Google, Apple, Facebook ou Amazon, souvent désignés par l'acronyme GAFA, sont des mastodontes: Apple est la première capitalisation boursière à près de 800 milliards de dollars. Celle d'Alphabet, la maison mère de Google, atteint près de 650 milliards de dollars. Plus de 2 milliards de personnes consultent leur compte Facebook chaque mois.
Google détient 90% du marché de la recherche sur internet aux Etats-Unis et en Europe et, avec Facebook, draine plus des trois quarts du marché publicitaire sur internet aux Etats-Unis.
Le géant de la vente en ligne Amazon est pour sa part accusé de tuer le petit commerce, un reproche relayé récemment par le président américain Donald Trump, hostile de façon générale à la Silicon Valley, considérée comme un bastion progressiste.
Ces groupes sont dans le viseur des autorités européennes, qui ont notamment sanctionné Google pour abus de position dominante ou tentent de taxer davantage les GAFA.
Mais même aux Etats-Unis, de plus en plus de voix venant de tous horizons idéologiques s'élèvent pour dénoncer leur influence.
Selon un sondage publié lundi par le quotidien USA Today dans un article titré "Amazon, Google et Facebook sont-ils trop gros?" 76% des Américains interrogés estiment que les entreprises technologiques ont trop d'influence dans leurs vies. Parmi ceux qui pensent ainsi, 52% jugent cette influence "mauvaise".
Google, Facebook et Amazon "ont plus de pouvoir qu'aucun autre monopole jusqu'ici" et "nous devons nous (en) inquiéter très fortement", lance Barry Lynn, directeur de l'Open Markets Institute, très virulent contre les GAFA depuis qu'il a été renvoyé d'une fondation co-financée par Google.
Ils sont aussi dans le collimateur de l'organisation "New Center", créée récemment par des personnalités politiques de gauche et de droite.
"Les grands groupes tech ont des moyens quasi illimités, qu'ils peuvent utiliser pour faire du lobbying", regrette Bill Galston, ex-conseiller de l'ancien président démocrate Bill Clinton et co-fondateur de "New Center". "Est-ce bon pour la démocratie?" s'interroge-t-il...
Cet été, le très à droite Steve Bannon, un temps conseiller de Donald Trump, voulait imposer des régulations à Google et Facebook semblables à celles dont font l'objet les opérateurs de téléphonie ou du câble.
Particulièrement ciblé, Facebook se retrouve mêlé à l'enquête des autorités américaines sur une possible influence russe dans l'élection de 2016 remportée par Donald Trump.
Le groupe a révélé de lui-même que des comptes activés depuis la Russie avaient acheté des espaces publicitaires pour créer des tensions lors de la campagne. Sous pression, son PDG et fondateur Mark Zuckerberg s'est engagé à fournir le contenu de ces annonces au Congrès.

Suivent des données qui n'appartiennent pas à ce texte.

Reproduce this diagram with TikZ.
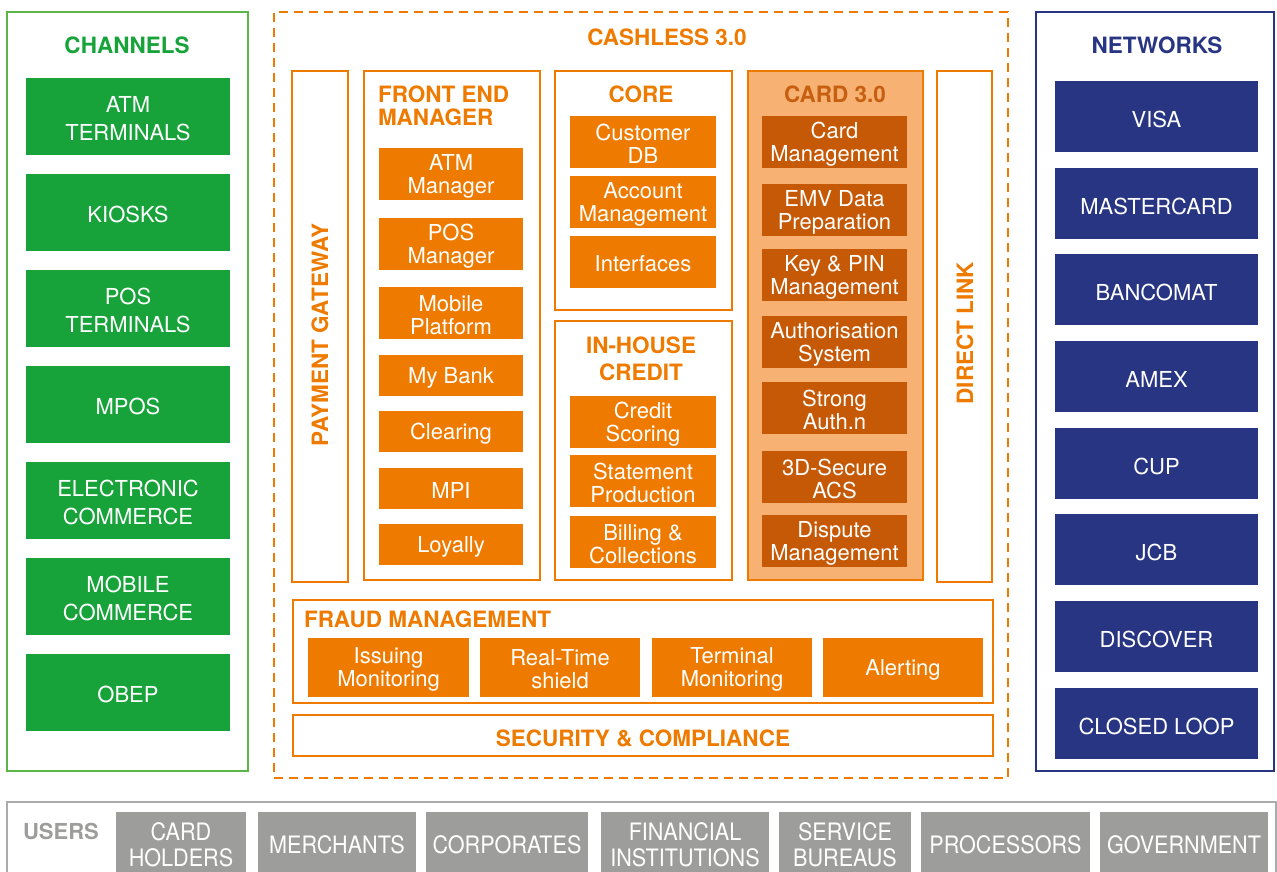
\documentclass[tikz,border=0pt]{standalone}
\usepackage{fontspec}
\setmainfont{TeX Gyre Heros}
\newfontfamily\condfont{TeX Gyre Heros}[FakeStretch=0.9]
\definecolor{grn}{HTML}{17A33A}
\definecolor{grnline}{HTML}{5CB547}
\definecolor{org}{HTML}{EE7A00}
\definecolor{cardfill}{HTML}{F6B173}
\definecolor{carddark}{HTML}{C65906}
\definecolor{cardtitle}{HTML}{C65F10}
\definecolor{blu}{HTML}{283583}
\definecolor{gry}{HTML}{9D9D9C}
\definecolor{gryline}{HTML}{ABABAB}
% \bx{name}{box style}{text style}{x1}{y1}{x2}{y2}{text}
\newcommand\bx[8]{%
  \node[#2,minimum width={#6-#4},minimum height={#7-#5}] (#1) at ({(#4+#6)/2},{(#5+#7)/2}) {};
  \node[#3] (#1-t) at (#1.center) {#8};}
\tikzset{
  every node/.style={inner sep=0pt,outer sep=0pt,align=center},
  grnbox/.style={fill=grn},
  blubox/.style={fill=blu},
  orgbox/.style={fill=org},
  darkbox/.style={fill=carddark},
  gbox/.style={fill=gry},
  chantext/.style={text=white,font=\fontsize{22}{28}\selectfont,yshift=-2pt},
  nettext/.style={text=white,font=\fontsize{22}{28}\selectfont,yshift=-3pt},
  orgtext/.style={text=white,font=\fontsize{22}{23}\selectfont,yshift=-2pt},
  usertext/.style={text=white,font=\condfont\fontsize{24}{26}\selectfont},
  frame/.style={draw=org,line width=2.5pt},
  cardframe/.style={draw=org,fill=cardfill,line width=2.5pt},
  cashframe/.style={draw=org,line width=2.5pt,dash pattern=on 9pt off 6pt},
  chanframe/.style={draw=grnline,line width=2.5pt},
  netframe/.style={draw=blu,line width=2.5pt},
  userframe/.style={draw=gryline,line width=2.5pt},
  otitle/.style={text=org,font=\bfseries\fontsize{22.5}{23}\selectfont},
  notext/.style={},
}
\begin{document}
\begin{tikzpicture}[x=1pt,y=-1pt]
\useasboundingbox (0,0) rectangle (1277,872);
% outer frames
\bx{channels}{chanframe}{notext}{7}{12}{248}{771}{}
\bx{cashless}{cashframe}{notext}{274}{12}{1008}{778}{}
\bx{networks}{netframe}{notext}{1036}{12}{1274}{771}{}
\bx{users}{userframe}{notext}{7}{802}{1276}{900}{}
% channels
\node[text=grn,font=\bfseries\fontsize{22.5}{24}\selectfont] (chT) at (127,45) {CHANNELS};
\bx{ch1}{grnbox}{chantext}{26}{78}{230}{155}{ATM\\TERMINALS}
\bx{ch2}{grnbox}{chantext}{26}{174}{230}{251}{KIOSKS}
\bx{ch3}{grnbox}{chantext}{26}{270}{230}{347}{POS\\TERMINALS}
\bx{ch4}{grnbox}{chantext}{26}{366}{230}{443}{MPOS}
\bx{ch5}{grnbox}{chantext}{26}{462}{230}{539}{ELECTRONIC\\COMMERCE}
\bx{ch6}{grnbox}{chantext}{26}{558}{230}{635}{MOBILE\\COMMERCE}
\bx{ch7}{grnbox}{chantext}{26}{654}{230}{731}{OBEP}
% networks
\node[text=blu,font=\bfseries\fontsize{22.5}{24}\selectfont] (nwT) at (1157,45) {NETWORKS};
\bx{nw1}{blubox}{nettext}{1055}{81}{1258}{152}{VISA}
\bx{nw2}{blubox}{nettext}{1055}{168}{1258}{239}{MASTERCARD}
\bx{nw3}{blubox}{nettext}{1055}{254}{1258}{325}{BANCOMAT}
\bx{nw4}{blubox}{nettext}{1055}{341}{1258}{412}{AMEX}
\bx{nw5}{blubox}{nettext}{1055}{428}{1258}{499}{CUP}
\bx{nw6}{blubox}{nettext}{1055}{514}{1258}{585}{JCB}
\bx{nw7}{blubox}{nettext}{1055}{601}{1258}{672}{DISCOVER}
\bx{nw8}{blubox}{nettext}{1055}{688}{1258}{759}{CLOSED LOOP}
% cashless
\node[otitle] (csT) at (667,37) {CASHLESS 3.0};
\bx{pg}{frame}{notext}{292}{71}{348}{582}{}
\node[otitle,rotate=90] (pgT) at (320,335) {PAYMENT GATEWAY};
\bx{dl}{frame}{notext}{937}{71}{992}{582}{}
\node[otitle,rotate=90] (dlT) at (965,333) {DIRECT LINK};
% front end manager
\bx{fem}{frame}{notext}{364}{71}{540}{580}{}
\node[otitle,anchor=west,align=left] (femT) at (378,106) {FRONT END\\MANAGER};
\bx{fe1}{orgbox}{orgtext}{379}{148}{523}{200}{ATM\\Manager}
\bx{fe2}{orgbox}{orgtext}{379}{218}{523}{270}{POS\\Manager}
\bx{fe3}{orgbox}{orgtext}{379}{287}{523}{339}{Mobile\\Platform}
\bx{fe4}{orgbox}{orgtext}{379}{355}{523}{396}{My Bank}
\bx{fe5}{orgbox}{orgtext}{379}{411}{523}{452}{Clearing}
\bx{fe6}{orgbox}{orgtext}{379}{468}{523}{509}{MPI}
\bx{fe7}{orgbox}{orgtext}{379}{524}{523}{565}{Loyally}
% core
\bx{core}{frame}{notext}{555}{71}{732}{310}{}
\node[otitle] (coreT) at (641,94) {CORE};
\bx{co1}{orgbox}{orgtext}{570}{116}{716}{168}{Customer\\DB}
\bx{co2}{orgbox}{orgtext}{570}{176}{716}{228}{Account\\Management}
\bx{co3}{orgbox}{orgtext}{570}{236}{716}{288}{Interfaces}
% in-house credit
\bx{ihc}{frame}{notext}{555}{321}{732}{580}{}
\node[otitle,font=\bfseries\fontsize{22.5}{27}\selectfont] (ihcT) at (641,359) {IN-HOUSE\\CREDIT};
\bx{ih1}{orgbox}{orgtext}{570}{396}{716}{448}{Credit\\Scoring}
\bx{ih2}{orgbox}{orgtext}{570}{455}{716}{507}{Statement\\Production}
\bx{ih3}{orgbox}{orgtext}{570}{516}{716}{568}{Billing \&\\Collections}
% card 3.0
\bx{card}{cardframe}{notext}{748}{71}{923}{580}{}
\node[otitle,text=cardtitle] (cardT) at (835,94) {CARD 3.0};
\bx{cd1}{darkbox}{orgtext}{762}{116}{907}{168}{Card\\Management}
\bx{cd2}{darkbox}{orgtext}{762}{184}{907}{236}{EMV Data\\Preparation}
\bx{cd3}{darkbox}{orgtext}{762}{249}{907}{301}{Key \& PIN\\Management}
\bx{cd4}{darkbox}{orgtext}{762}{316}{907}{368}{Authorisation\\System}
\bx{cd5}{darkbox}{orgtext}{762}{382}{907}{434}{Strong\\Auth.n}
\bx{cd6}{darkbox}{orgtext}{762}{451}{907}{503}{3D-Secure\\ACS}
\bx{cd7}{darkbox}{orgtext}{762}{515}{907}{567}{Dispute\\Management}
% fraud
\bx{fraud}{frame}{notext}{293}{600}{993}{703}{}
\node[otitle,anchor=west] (frT) at (304,619) {FRAUD MANAGEMENT};
\bx{fr1}{orgbox}{orgtext}{308}{638}{469}{697}{Issuing\\Monitoring}
\bx{fr2}{orgbox}{orgtext}{480}{638}{640}{697}{Real-Time\\shield}
\bx{fr3}{orgbox}{orgtext}{652}{638}{812}{697}{Terminal\\Monitoring}
\bx{fr4}{orgbox}{orgtext}{823}{638}{983}{697}{Alerting}
% security
\bx{sec}{frame}{notext}{293}{715}{993}{756}{}
\node[otitle] (secT) at (643,738) {SECURITY \& COMPLIANCE};
% users
\node[text=gry,font=\bfseries\fontsize{22}{24}\selectfont] (usT) at (61,831) {USERS};
\bx{us1}{gbox}{usertext}{116}{812}{246}{878}{CARD\\HOLDERS}
\bx{us2}{gbox}{usertext}{258}{812}{416}{878}{MERCHANTS}
\bx{us3}{gbox}{usertext}{426}{812}{588}{878}{CORPORATES}
\bx{us4}{gbox}{usertext}{601}{812}{769}{878}{FINANCIAL\\INSTITUTIONS}
\bx{us5}{gbox}{usertext}{779}{812}{911}{878}{SERVICE\\BUREAUS}
\bx{us6}{gbox}{usertext}{921}{812}{1090}{878}{PROCESSORS}
\bx{us7}{gbox}{usertext}{1100}{812}{1268}{878}{GOVERNMENT}
\end{tikzpicture}
\end{document}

Mais pour certains, Facebook a tardé à réagir, sous-estimant les possibilités d'utilisation du réseau à des fins malveillantes.
"Il sera important pour la commission (d'enquête) de s'assurer de la rigueur de l'enquête interne de Facebook, de vérifier ses conclusions et de comprendre pourquoi cela lui a pris aussi longtemps pour découvrir" les contenus financièrement liés à la Russie, a réagi le parlementaire démocrate Adam Schiff.
Le Congrès prévoit aussi d'entendre Google ou Twitter dans le cadre de l'enquête russe.
Selon le Washington Post, Barack Obama aurait lui-même mis en garde l'an dernier Mark Zuckerberg contre l'influence russe.
Comme pour d'autres controverses récentes, Facebook assure de sa bonne foi en expliquant que ses algorithmes sont utilisés à des fins malveillantes à son insu.
"Nous n'avons jamais voulu -ni prévu- que cette fonctionnalité puisse être utilisée de cette façon", avait ainsi écrit la semaine dernière la numéro deux du groupe Sheryl Sandberg, à propos d'une autre polémique, sur des filtres permettant aux annonceurs de cibler certains utilisateurs grâce à des expressions racistes ou antisémites.
"Un aveu de naïveté", pour le New York Times, qui estime que Facebook, telle la créature de Frankenstein, a échappé à son créateur.
Malgré toutes ces critiques, il est peu probable que les Etats-Unis se lancent dans une réforme.
Pointant "les bénéfices évidents pour le consommateur de l'innovation technologique", Maureen Ohlhausen, la présidente de la Federal Trade Commission, le régulateur du commerce, s'est montrée elle-même hostile à l'idée d'utiliser la législation antitrust contre les GAFA.